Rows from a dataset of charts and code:
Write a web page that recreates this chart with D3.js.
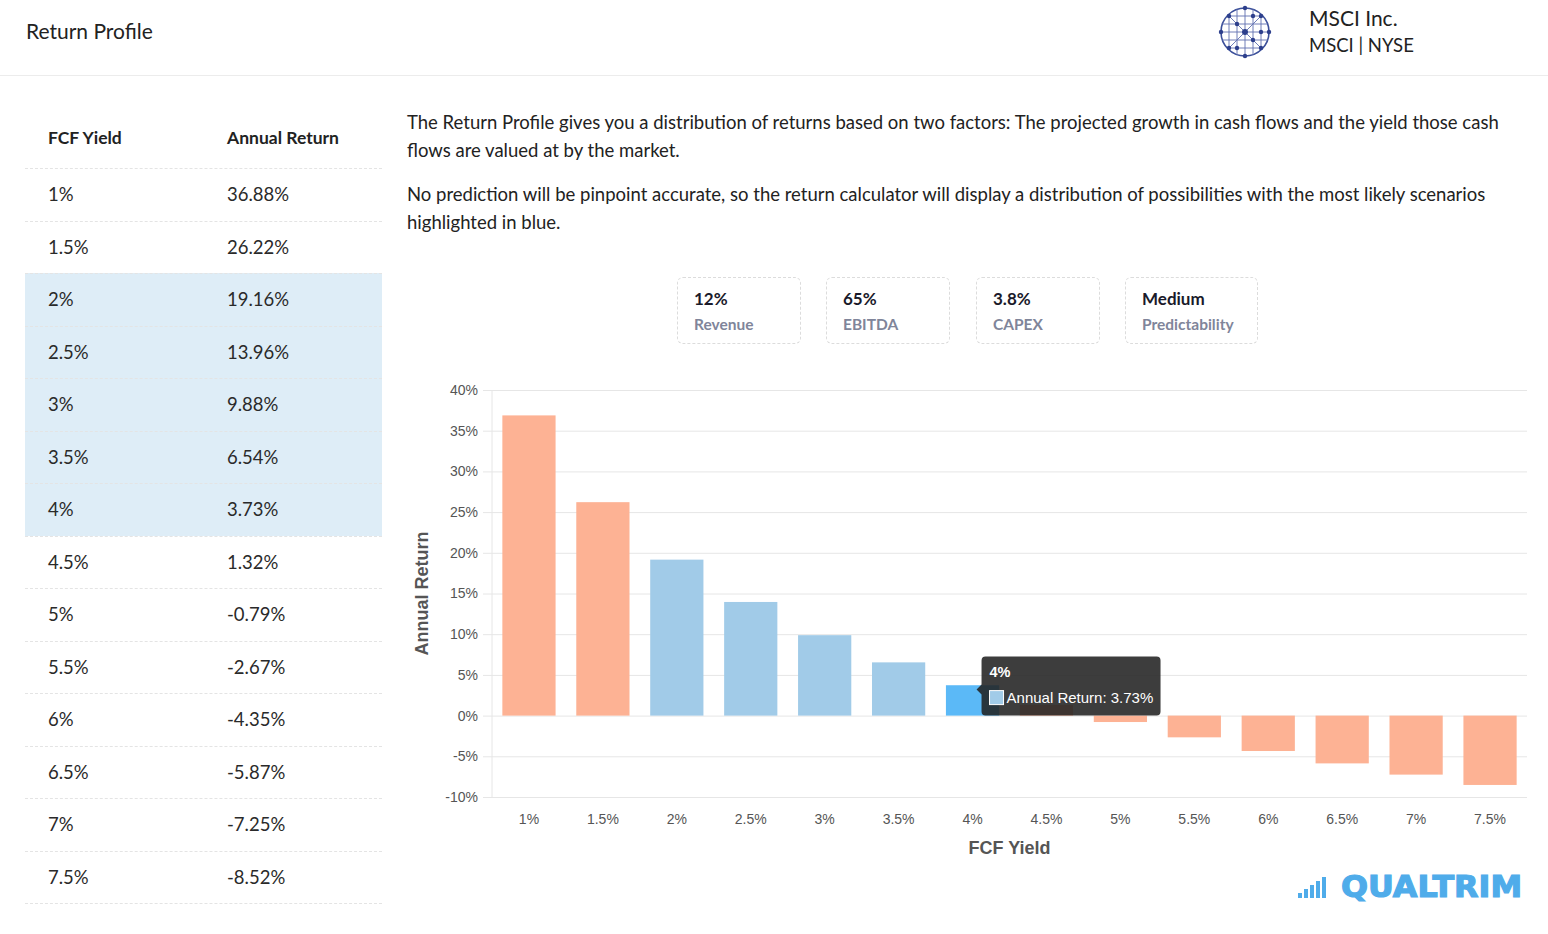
<!DOCTYPE html>
<html>
<head>
<meta charset="utf-8">
<script src="https://cdn.jsdelivr.net/npm/d3@7"></script>
<style>
  body { margin: 0; background: #fff; font-family: Lato, "Open Sans", sans-serif; color: #333; }
  #page { position: relative; width: 1548px; height: 934px; overflow: hidden; }
  .abs { position: absolute; white-space: nowrap; }
  #header { position: absolute; left: 0; top: 0; width: 1548px; height: 75px; border-bottom: 1px solid #ececec; }
  .para { position: absolute; left: 407px; width: 1110px; font-size: 18.5px; line-height: 28px; color: #222; }
  .card { position: absolute; top: 277px; height: 67px; border: 1px dashed #dcdcdc; border-radius: 6px; box-sizing: border-box; }
  .card .v { position: absolute; left: 16px; top: 10px; font-size: 17px; font-weight: bold; color: #1a1a2a; }
  .card .l { position: absolute; left: 16px; top: 37px; font-size: 15.5px; font-weight: bold; color: #80859a; }
</style>
</head>
<body>
<div id="page">
  <div id="header"></div>
  <div class="abs" style="left:26px; top:18px; font-size:21px; color:#222;">Return Profile</div>
  <svg id="logo" class="abs" style="left:1216px; top:4px;" width="60" height="58"></svg>
  <div class="abs" style="left:1309px; top:5px; font-size:21px; color:#222;">MSCI Inc.</div>
  <div class="abs" style="left:1309px; top:34px; font-size:18.5px; color:#222;">MSCI | NYSE</div>

  <div id="table"></div>

  <div class="para" style="top:108px;">The Return Profile gives you a distribution of returns based on two factors: The projected growth in cash flows and the yield those cash flows are valued at by the market.</div>
  <div class="para" style="top:180px;">No prediction will be pinpoint accurate, so the return calculator will display a distribution of possibilities with the most likely scenarios highlighted in blue.</div>

  <div id="cards"></div>
  <svg id="chart" class="abs" style="left:400px; top:370px;" width="1148" height="500"></svg>
  <svg id="brand" class="abs" style="left:1290px; top:866px;" width="240" height="40"></svg>
</div>
<script>
"use strict";

// data
var yields = ["1%", "1.5%", "2%", "2.5%", "3%", "3.5%", "4%", "4.5%", "5%", "5.5%", "6%", "6.5%", "7%", "7.5%"];
var returns = [36.88, 26.22, 19.16, 13.96, 9.88, 6.54, 3.73, 1.32, -0.79, -2.67, -4.35, -5.87, -7.25, -8.52];
var likely = ["2%", "2.5%", "3%", "3.5%", "4%"];
var yTicks = [40, 35, 30, 25, 20, 15, 10, 5, 0, -5, -10];
var cardValues = ["12%", "65%", "3.8%", "Medium"];
var cardLabels = ["Revenue", "EBITDA", "CAPEX", "Predictability"];
var hovered = "4%";

// ---- table ----
var table = d3.select("#table");
var rowH = 52.5, tableTop = 168;
table.append("div").attr("class", "abs")
  .style("left", "48px").style("top", "127px")
  .style("font-size", "17.5px").style("font-weight", "bold").style("color", "#222")
  .text("FCF Yield");
table.append("div").attr("class", "abs")
  .style("left", "227px").style("top", "127px")
  .style("font-size", "17.5px").style("font-weight", "bold").style("color", "#222")
  .text("Annual Return");

yields.forEach(function(d, i) {
  var top = tableTop + i * rowH;
  var row = table.append("div").attr("class", "abs")
    .style("left", "25px").style("top", top + "px")
    .style("width", "357px").style("height", rowH + "px")
    .style("border-top", "1px dashed #e4e4e4")
    .style("box-sizing", "border-box")
    .style("background", likely.includes(d) ? "#deedf7" : "none");
  row.append("div").attr("class", "abs")
    .style("left", "23px").style("top", "14px").style("font-size", "18.5px").style("color", "#2a2a2a")
    .text(d);
  row.append("div").attr("class", "abs")
    .style("left", "202px").style("top", "14px").style("font-size", "18.5px").style("color", "#2a2a2a")
    .text(returns[i].toFixed(2) + "%");
});
table.append("div").attr("class", "abs")
  .style("left", "25px").style("top", (tableTop + yields.length * rowH) + "px")
  .style("width", "357px").style("border-top", "1px dashed #e4e4e4");

// ---- cards ----
var cardX = [677, 826, 976, 1125];
var cardW = [124, 124, 124, 133];
cardValues.forEach(function(v, i) {
  var c = d3.select("#cards").append("div").attr("class", "card")
    .style("left", cardX[i] + "px").style("width", cardW[i] + "px");
  c.append("div").attr("class", "v").text(v);
  c.append("div").attr("class", "l").text(cardLabels[i]);
});

// ---- logo globe ----
var logo = d3.select("#logo");
var gc = logo.append("g").attr("transform", "translate(29,28)");
gc.append("circle").attr("r", 24).attr("fill", "#fff").attr("stroke", "#3b4f9a").attr("stroke-width", 1.6);
var gl = [-16, -8, 0, 8, 16];
gl.forEach(function(p) {
  var h = Math.sqrt(24 * 24 - p * p);
  gc.append("line").attr("x1", p).attr("x2", p).attr("y1", -h).attr("y2", h).attr("stroke", "#6070b0").attr("stroke-width", 0.9);
  gc.append("line").attr("y1", p).attr("y2", p).attr("x1", -h).attr("x2", h).attr("stroke", "#6070b0").attr("stroke-width", 0.9);
});
[[-17, -17, 17, 17], [-17, 17, 17, -17]].forEach(function(l) {
  gc.append("line").attr("x1", l[0]).attr("y1", l[1]).attr("x2", l[2]).attr("y2", l[3]).attr("stroke", "#6070b0").attr("stroke-width", 0.9);
});
[[0, 0], [-16, -16], [16, -16], [-16, 16], [16, 16], [-8, -8], [8, 8], [0, -24], [0, 24], [-24, 0], [24, 0], [-8, 16], [8, -16], [16, 0]].forEach(function(p) {
  gc.append("circle").attr("cx", p[0]).attr("cy", p[1]).attr("r", p[0] === 0 && p[1] === 0 ? 3 : 2.2).attr("fill", "#2d3f8c");
});

// ---- chart ----
var svg = d3.select("#chart");
var margin = { left: 92, right: 21, top: 20, bottom: 73 };
var w = 1148 - margin.left - margin.right,
    h = 500 - margin.top - margin.bottom;
var g = svg.append("g").attr("transform", "translate(" + margin.left + "," + margin.top + ")");

var x = d3.scaleBand().domain(yields).range([0, w]).paddingInner(0.28).paddingOuter(0.14);
var y = d3.scaleLinear().domain([-10, 40]).range([h, 0]);

// grid + y labels
var yAxis = d3.axisLeft(y).tickValues(yTicks).tickSize(-w - 9).tickFormat(function(d) { return d + "%"; });
var yg = g.append("g").call(yAxis);
yg.select(".domain").remove();
yg.selectAll(".tick line").attr("stroke", "#e6e6e6").attr("x1", -9).attr("x2", w);
yg.selectAll(".tick text").attr("x", -14).attr("fill", "#555")
  .style("font-family", "Arial, 'Liberation Sans', sans-serif").style("font-size", "14px");

// y axis line
g.append("line").attr("x1", 0).attr("x2", 0).attr("y1", 0).attr("y2", h).attr("stroke", "#e6e6e6");

// x labels
var xAxis = d3.axisBottom(x).tickSize(0);
var xg = g.append("g").attr("transform", "translate(0," + h + ")").call(xAxis);
xg.select(".domain").remove();
xg.selectAll(".tick text").attr("dy", "0").attr("y", 27).attr("fill", "#555")
  .style("font-family", "Arial, 'Liberation Sans', sans-serif").style("font-size", "14px");

// bars
g.selectAll("rect.bar").data(yields).join("rect")
  .attr("class", "bar")
  .attr("x", function(d) { return x(d); })
  .attr("width", x.bandwidth())
  .attr("y", function(d, i) { return y(Math.max(0, returns[i])); })
  .attr("height", function(d, i) { return Math.abs(y(returns[i]) - y(0)); })
  .attr("fill", function(d) {
    if (d === hovered) return "#5bb9f7";
    return likely.includes(d) ? "#a1cbe8" : "#fdb294";
  });

// axis titles
g.append("text")
  .attr("transform", "translate(" + (-64) + "," + (h / 2) + ") rotate(-90)")
  .attr("text-anchor", "middle")
  .style("font-family", "Arial, 'Liberation Sans', sans-serif").style("font-size", "18px").style("font-weight", "bold")
  .attr("fill", "#555")
  .text("Annual Return");
g.append("text")
  .attr("x", w / 2).attr("y", h + 57)
  .attr("text-anchor", "middle")
  .style("font-family", "Arial, 'Liberation Sans', sans-serif").style("font-size", "18px").style("font-weight", "bold")
  .attr("fill", "#555")
  .text("FCF Yield");

// tooltip
var hi = yields.indexOf(hovered);
var tx = x(hovered) + x.bandwidth() / 2 + 9, ty = y(0) - 59;
var tip = g.append("g").attr("transform", "translate(" + tx + "," + ty + ")");
tip.append("path")
  .attr("d", "M4,0 H175 Q179,0 179,4 V55 Q179,59 175,59 H4 Q0,59 0,55 V38 L-5,33 L0,28 V4 Q0,0 4,0 Z")
  .attr("fill", "#222").attr("fill-opacity", 0.88);
tip.append("text").attr("x", 8).attr("y", 20)
  .style("font-family", "Arial, 'Liberation Sans', sans-serif").style("font-size", "14.5px").style("font-weight", "bold")
  .attr("fill", "#fff").text(hovered);
tip.append("rect").attr("x", 8).attr("y", 34).attr("width", 14).attr("height", 14)
  .attr("fill", "#a1cbe8").attr("stroke", "#fff").attr("stroke-width", 1);
tip.append("text").attr("x", 25).attr("y", 46)
  .style("font-family", "Arial, 'Liberation Sans', sans-serif").style("font-size", "15px")
  .attr("fill", "#fff").text("Annual Return: " + returns[hi].toFixed(2) + "%");

// ---- brand ----
var brand = d3.select("#brand");
[5, 9, 13, 17, 21].forEach(function(bh, i) {
  brand.append("rect").attr("x", 8 + i * 6).attr("y", 32 - bh).attr("width", 4).attr("height", bh).attr("fill", "#4facea");
});
brand.append("text").attr("x", 51).attr("y", 31)
  .style("font-family", "'DejaVu Sans', Arial, sans-serif").style("font-size", "30px").style("font-weight", "900")
  .attr("fill", "#4facea").attr("stroke", "#4facea").attr("stroke-width", 1.2)
  .attr("textLength", 181).attr("lengthAdjust", "spacingAndGlyphs")
  .text("QUALTRIM");
</script>
</body>
</html>
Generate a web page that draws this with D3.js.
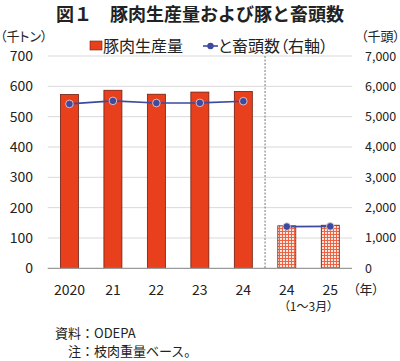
<!DOCTYPE html>
<html><head><meta charset="utf-8">
<script src="https://cdn.jsdelivr.net/npm/d3@7"></script>
<style>
body{margin:0;background:#fff;}
svg text{font-family:"Noto Sans CJK JP","Noto Sans",sans-serif;fill:#222;}
.palt{font-feature-settings:"palt" 1;}
</style></head>
<body><svg id="c" width="400" height="361"></svg>
<script>
const categories = ["2020","21","22","23","24","24","25"];
const production = [573, 587, 574, 581, 583, 140, 142];      // 千トン (left axis)
const slaughter  = [5420, 5520, 5450, 5455, 5510, 1375, 1382]; // 千頭 (right axis)
const partial    = [false,false,false,false,false,true,true]; // 1〜3月
const leftTicks  = [0,100,200,300,400,500,600,700];
const rightTicks = [0,1000,2000,3000,4000,5000,6000,7000];

const svg = d3.select("#c");
const L = 47.7, R = 352, T = 56, B = 268.3;
const idx = categories.map((d,i)=>i);
const pi = 1 - 18/((R-L)/7);
const x = d3.scaleBand().domain(idx).range([L,R]).paddingInner(pi).paddingOuter(pi/2);
const y = d3.scaleLinear().domain([0,700]).range([B,T]);
const y2 = d3.scaleLinear().domain([0,7000]).range([B,T]);

// pattern
const defs = svg.append("defs");
const pat = defs.append("pattern").attr("id","mesh").attr("patternUnits","userSpaceOnUse")
  .attr("width",3).attr("height",3);
pat.append("rect").attr("width",3).attr("height",3).attr("fill","#fde6de");
pat.append("rect").attr("width",3).attr("height",1).attr("fill","#ec6446");
pat.append("rect").attr("width",1).attr("height",3).attr("fill","#ec6446");

// title
svg.append("text").attr("x",200).attr("y",21).attr("text-anchor","middle")
  .attr("font-size",18).attr("font-weight","bold").text("図１　豚肉生産量および豚と畜頭数");

// gridlines
svg.append("g").selectAll("line").data(leftTicks.filter(d=>d>0)).join("line")
  .attr("x1",L).attr("x2",R).attr("y1",d=>y(d)).attr("y2",d=>y(d))
  .attr("stroke","#d9d9d9").attr("stroke-width",1);

// left axis
const ga = svg.append("g").attr("transform",`translate(33,0)`)
  .call(d3.axisLeft(y).tickValues(leftTicks).tickSize(0).tickPadding(0));
ga.select(".domain").remove();
ga.selectAll("text").attr("font-size",14).attr("fill","#222").style("font-family",'"Noto Sans CJK JP"');

// right axis
const gb = svg.append("g").attr("transform",`translate(365,0)`)
  .call(d3.axisRight(y2).tickValues(rightTicks).tickSize(0).tickPadding(0).tickFormat(d3.format(",")));
gb.select(".domain").remove();
gb.selectAll("text").attr("font-size",12.5).attr("fill","#222").style("font-family",'"Noto Sans CJK JP"');

// bars
svg.append("g").selectAll("rect").data(idx).join("rect")
  .attr("x",i=>x(i)).attr("width",x.bandwidth())
  .attr("y",i=>y(production[i])).attr("height",i=>B-y(production[i]))
  .attr("fill",i=>partial[i]?"url(#mesh)":"#e8401c")
  .attr("stroke","#6e1e10").attr("stroke-width",0.8);

// baseline
svg.append("line").attr("x1",L).attr("x2",R).attr("y1",B).attr("y2",B)
  .attr("stroke","#9a9a9a").attr("stroke-width",1.2);

// divider
const divX = x(5) - (x.step()-x.bandwidth())/2;
svg.append("line").attr("x1",divX).attr("x2",divX).attr("y1",T).attr("y2",B)
  .attr("stroke","#777").attr("stroke-width",1).attr("stroke-dasharray","2,1.5");

// line series (two segments)
const cx = i => x(i) + x.bandwidth()/2;
const line = d3.line().x(i=>cx(i)).y(i=>y2(slaughter[i]));
const segs = [idx.filter(i=>!partial[i]), idx.filter(i=>partial[i])];
svg.append("g").selectAll("path").data(segs).join("path")
  .attr("d",line).attr("fill","none").attr("stroke","#3d4aa0").attr("stroke-width",1.6);
svg.append("g").selectAll("circle").data(idx).join("circle")
  .attr("cx",cx).attr("cy",i=>y2(slaughter[i])).attr("r",3.8)
  .attr("fill","#3d4aa0").attr("stroke","#f4d8d0").attr("stroke-width",0.8);

// x labels
svg.append("g").selectAll("text").data(idx).join("text")
  .attr("x",cx).attr("y",295).attr("text-anchor","middle").attr("font-size",14)
  .text(i=>categories[i]);
svg.append("text").attr("class","palt").attr("x",(cx(5)+cx(6))/2).attr("y",311).attr("text-anchor","middle")
  .attr("font-size",12).text("（1〜3月）");
svg.append("text").attr("class","palt").attr("x",353).attr("y",294).attr("font-size",13).text("（年）");

// unit labels
svg.append("text").attr("class","palt").attr("x",0).attr("y",41).attr("font-size",13).text("（千トン）");
svg.append("text").attr("class","palt").attr("x",361).attr("y",41).attr("font-size",13).text("（千頭）");

// legend
svg.append("rect").attr("x",90).attr("y",41).attr("width",12).attr("height",9)
  .attr("fill","#e8401c").attr("stroke","#6e1e10").attr("stroke-width",0.6);
svg.append("text").attr("x",103).attr("y",52).attr("font-size",16).text("豚肉生産量");
svg.append("line").attr("x1",203).attr("x2",218).attr("y1",46).attr("y2",46)
  .attr("stroke","#3d4aa0").attr("stroke-width",1.6);
svg.append("circle").attr("cx",210.5).attr("cy",46).attr("r",3.2).attr("fill","#3d4aa0");
svg.append("text").attr("class","palt").attr("x",218).attr("y",52).attr("font-size",16).text("と畜頭数（右軸）");

// notes
svg.append("text").attr("x",55).attr("y",338).attr("font-size",13).text("資料：ODEPA");
svg.append("text").attr("x",68).attr("y",356).attr("font-size",13).text("注：枝肉重量ベース。");
</script></body></html>
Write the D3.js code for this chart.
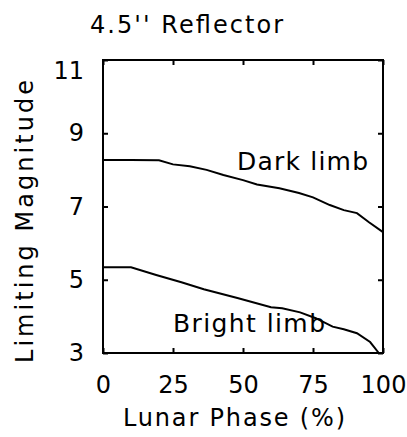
<!DOCTYPE html>
<html>
<head>
<meta charset="utf-8">
<script src="https://cdn.jsdelivr.net/npm/d3@7"></script>
<style>
    body { margin: 0; background: #fff; }
    text { font-family: "DejaVu Sans", sans-serif; fill: #000; }
</style>
</head>
<body>
<svg id="chart" width="407" height="437"></svg>
<script>
// lunar phase (%) and limiting magnitude
let darkPhase = [0, 10, 20, 25, 31, 37, 43, 50, 55, 63, 70, 75, 81, 86, 90.7, 95, 100];
let darkMag = [8.27, 8.27, 8.26, 8.15, 8.1, 8.0, 7.86, 7.72, 7.6, 7.5, 7.37, 7.25, 7.04, 6.9, 6.82, 6.57, 6.3];

let brightPhase = [0, 10, 19, 28, 36, 48, 60, 64, 70.4, 76, 82, 86, 90.7, 95.4, 98.5];
let brightMag = [5.34, 5.34, 5.13, 4.93, 4.74, 4.5, 4.25, 4.22, 4.11, 3.95, 3.72, 3.65, 3.54, 3.3, 3.0];

let xTicks = [0, 25, 50, 75, 100];
let yTicks = [3, 5, 7, 9, 11];

let svg = d3.select("#chart");

let mLeft = 103, mRight = 383, mTop = 60, mBottom = 353;

let x = d3.scaleLinear().domain([0, 100]).range([mLeft, mRight]);
let y = d3.scaleLinear().domain([3, 11]).range([mBottom, mTop]);

// frame
svg.append("rect")
    .attr("x", mLeft).attr("y", mTop)
    .attr("width", mRight - mLeft).attr("height", mBottom - mTop)
    .attr("fill", "none").attr("stroke", "#000").attr("stroke-width", 2);

// inside ticks on all four sides
let tickLen = 5;
let gx = svg.append("g").attr("transform", "translate(0," + mBottom + ")")
    .call(d3.axisBottom(x).tickValues(xTicks).tickSizeInner(-tickLen).tickSizeOuter(0).tickPadding(23));

let gy = svg.append("g").attr("transform", "translate(" + mLeft + ",0)")
    .call(d3.axisLeft(y).tickValues(yTicks).tickSizeInner(-tickLen).tickSizeOuter(0).tickPadding(19));

let gt = svg.append("g").attr("transform", "translate(0," + mTop + ")")
    .call(d3.axisTop(x).tickValues(xTicks).tickSizeInner(-tickLen).tickSizeOuter(0).tickFormat(""));
let gr = svg.append("g").attr("transform", "translate(" + mRight + ",0)")
    .call(d3.axisRight(y).tickValues(yTicks).tickSizeInner(-tickLen).tickSizeOuter(0).tickFormat(""));

[gx, gy, gt, gr].forEach(g => {
    g.select(".domain").remove();
    g.selectAll(".tick line").attr("stroke", "#000").attr("stroke-width", 2);
});

gx.selectAll(".tick text").style("font-size", "24px").attr("font-family", null);
gy.selectAll(".tick text").style("font-size", "24px").attr("font-family", null);

// the top label sits below its tick, inside the frame height
gy.selectAll(".tick text").filter(d => d === 11).attr("dy", "0.75em");

// curves
let line = d3.line()
    .x(d => x(d[0]))
    .y(d => y(d[1]));

let darkData = darkPhase.map((p, i) => [p, darkMag[i]]);
let brightData = brightPhase.map((p, i) => [p, brightMag[i]]);

svg.append("path").datum(darkData)
    .attr("d", line)
    .attr("fill", "none").attr("stroke", "#000").attr("stroke-width", 2);

svg.append("path").datum(brightData)
    .attr("d", line)
    .attr("fill", "none").attr("stroke", "#000").attr("stroke-width", 2);

// curve labels
svg.append("text")
    .attr("x", 237).attr("y", 170)
    .attr("textLength", 131)
    .style("font-size", "25px")
    .text("Dark limb");

svg.append("text")
    .attr("x", 173).attr("y", 332)
    .attr("textLength", 152)
    .style("font-size", "25px")
    .text("Bright limb");

// title and axis titles
svg.append("text")
    .attr("x", 90).attr("y", 33)
    .attr("textLength", 193)
    .style("font-size", "24px")
    .text("4.5'' Reflector");

svg.append("text")
    .attr("x", 123).attr("y", 426)
    .attr("textLength", 222)
    .style("font-size", "24px")
    .text("Lunar Phase (%)");

svg.append("text")
    .attr("transform", "translate(33,363) rotate(-90)")
    .attr("textLength", 283)
    .style("font-size", "24px")
    .text("Limiting Magnitude");
</script>
</body>
</html>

◆ **EXERCISE**: Restate word for word only the lines from where the entries begin through the one with "highlighted in blue.</div>"; omit the pictures.

◆ **FULL RESPONSE**:
Write a web page that recreates this chart with D3.js.
<!DOCTYPE html>
<html>
<head>
<meta charset="utf-8">
<script src="https://cdn.jsdelivr.net/npm/d3@7"></script>
<style>
  body { margin: 0; background: #fff; font-family: Lato, "Open Sans", sans-serif; color: #333; }
  #page { position: relative; width: 1548px; height: 934px; overflow: hidden; }
  .abs { position: absolute; white-space: nowrap; }
  #header { position: absolute; left: 0; top: 0; width: 1548px; height: 75px; border-bottom: 1px solid #ececec; }
  .para { position: absolute; left: 407px; width: 1110px; font-size: 18.5px; line-height: 28px; color: #222; }
  .card { position: absolute; top: 277px; height: 67px; border: 1px dashed #dcdcdc; border-radius: 6px; box-sizing: border-box; }
  .card .v { position: absolute; left: 16px; top: 10px; font-size: 17px; font-weight: bold; color: #1a1a2a; }
  .card .l { position: absolute; left: 16px; top: 37px; font-size: 15.5px; font-weight: bold; color: #80859a; }
</style>
</head>
<body>
<div id="page">
  <div id="header"></div>
  <div class="abs" style="left:26px; top:18px; font-size:21px; color:#222;">Return Profile</div>
  <svg id="logo" class="abs" style="left:1216px; top:4px;" width="60" height="58"></svg>
  <div class="abs" style="left:1309px; top:5px; font-size:21px; color:#222;">MSCI Inc.</div>
  <div class="abs" style="left:1309px; top:34px; font-size:18.5px; color:#222;">MSCI | NYSE</div>

  <div id="table"></div>

  <div class="para" style="top:108px;">The Return Profile gives you a distribution of returns based on two factors: The projected growth in cash flows and the yield those cash flows are valued at by the market.</div>
  <div class="para" style="top:180px;">No prediction will be pinpoint accurate, so the return calculator will display a distribution of possibilities with the most likely scenarios highlighted in blue.</div>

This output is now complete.